Description of the task
Would you return the run of lines that starts at the one with "Write a Python" and ends at the one with "from matplotlib import font_manager", ends included, exactly as written and without the images?

Provided records
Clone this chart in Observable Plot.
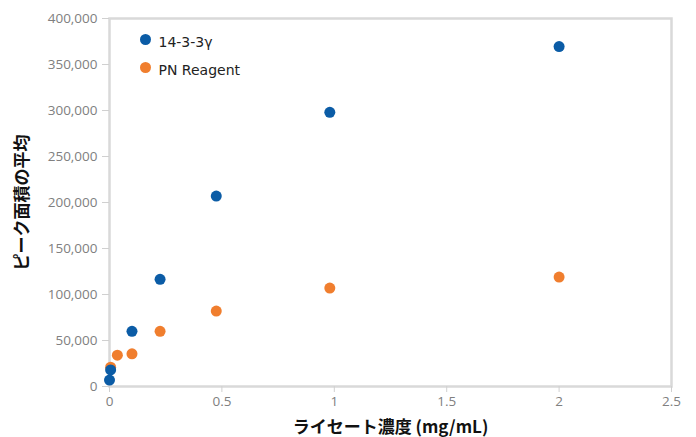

* * *

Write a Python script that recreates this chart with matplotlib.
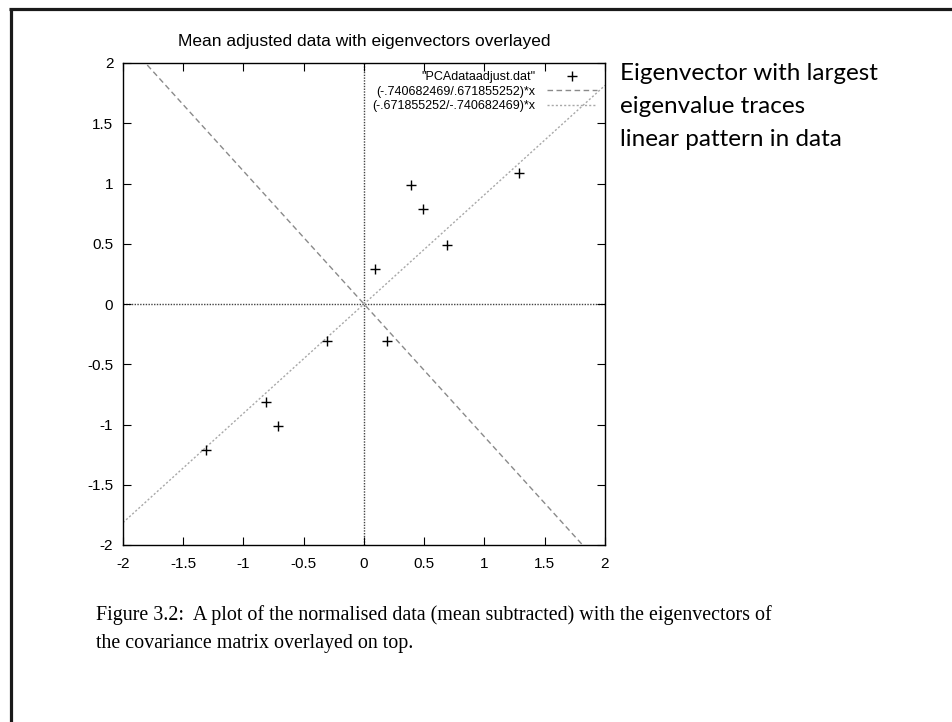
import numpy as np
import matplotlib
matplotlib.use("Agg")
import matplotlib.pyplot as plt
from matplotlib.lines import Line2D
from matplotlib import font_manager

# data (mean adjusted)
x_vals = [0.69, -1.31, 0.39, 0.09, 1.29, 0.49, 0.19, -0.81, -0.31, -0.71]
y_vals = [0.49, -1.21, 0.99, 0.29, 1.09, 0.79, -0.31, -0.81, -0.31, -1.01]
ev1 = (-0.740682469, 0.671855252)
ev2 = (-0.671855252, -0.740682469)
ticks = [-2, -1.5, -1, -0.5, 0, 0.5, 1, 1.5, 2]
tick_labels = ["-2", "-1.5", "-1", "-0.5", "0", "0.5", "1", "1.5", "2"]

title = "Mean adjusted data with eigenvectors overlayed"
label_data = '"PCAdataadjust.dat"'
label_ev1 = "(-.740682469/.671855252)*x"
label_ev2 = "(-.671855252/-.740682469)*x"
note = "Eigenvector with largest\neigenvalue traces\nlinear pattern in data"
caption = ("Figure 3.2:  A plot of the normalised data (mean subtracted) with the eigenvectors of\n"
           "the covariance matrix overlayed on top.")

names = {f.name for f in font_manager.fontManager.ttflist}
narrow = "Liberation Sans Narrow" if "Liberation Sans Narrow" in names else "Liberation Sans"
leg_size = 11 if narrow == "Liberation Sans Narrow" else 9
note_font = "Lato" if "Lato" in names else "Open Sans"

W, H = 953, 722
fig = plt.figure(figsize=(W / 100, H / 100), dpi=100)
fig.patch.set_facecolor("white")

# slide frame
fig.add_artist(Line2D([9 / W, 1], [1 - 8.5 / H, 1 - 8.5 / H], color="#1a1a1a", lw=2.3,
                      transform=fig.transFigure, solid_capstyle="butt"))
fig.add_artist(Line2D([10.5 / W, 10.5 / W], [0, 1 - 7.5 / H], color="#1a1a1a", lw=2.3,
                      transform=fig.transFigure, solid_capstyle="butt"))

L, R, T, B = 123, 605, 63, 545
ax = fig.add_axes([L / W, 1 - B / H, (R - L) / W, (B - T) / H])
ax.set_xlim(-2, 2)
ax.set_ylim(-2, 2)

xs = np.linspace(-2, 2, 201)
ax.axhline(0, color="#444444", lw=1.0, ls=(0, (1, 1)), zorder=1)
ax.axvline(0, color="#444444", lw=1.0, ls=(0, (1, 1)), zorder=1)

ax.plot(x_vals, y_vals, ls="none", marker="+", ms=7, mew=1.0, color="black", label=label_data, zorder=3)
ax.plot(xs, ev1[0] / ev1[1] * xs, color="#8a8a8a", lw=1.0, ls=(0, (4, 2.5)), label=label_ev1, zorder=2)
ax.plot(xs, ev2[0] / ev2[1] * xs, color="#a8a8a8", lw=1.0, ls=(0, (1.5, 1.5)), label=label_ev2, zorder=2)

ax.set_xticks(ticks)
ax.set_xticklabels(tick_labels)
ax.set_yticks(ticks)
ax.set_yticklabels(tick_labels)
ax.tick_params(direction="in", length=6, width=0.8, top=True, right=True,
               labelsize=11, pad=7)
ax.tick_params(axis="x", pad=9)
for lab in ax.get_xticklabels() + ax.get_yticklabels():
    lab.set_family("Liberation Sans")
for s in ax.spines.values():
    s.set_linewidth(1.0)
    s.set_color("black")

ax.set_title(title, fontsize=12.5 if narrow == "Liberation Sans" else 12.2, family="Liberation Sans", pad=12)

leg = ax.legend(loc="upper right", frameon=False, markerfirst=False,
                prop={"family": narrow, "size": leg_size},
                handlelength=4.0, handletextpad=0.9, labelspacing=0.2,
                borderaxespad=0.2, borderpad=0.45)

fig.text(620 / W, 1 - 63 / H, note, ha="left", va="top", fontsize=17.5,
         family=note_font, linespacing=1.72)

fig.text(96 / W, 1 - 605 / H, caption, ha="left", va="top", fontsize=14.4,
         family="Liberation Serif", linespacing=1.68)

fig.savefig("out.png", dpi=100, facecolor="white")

Final result
Write a Python script that recreates this chart with matplotlib.
import numpy as np
import matplotlib
matplotlib.use("Agg")
import matplotlib.pyplot as plt
from matplotlib.lines import Line2D
from matplotlib import font_manager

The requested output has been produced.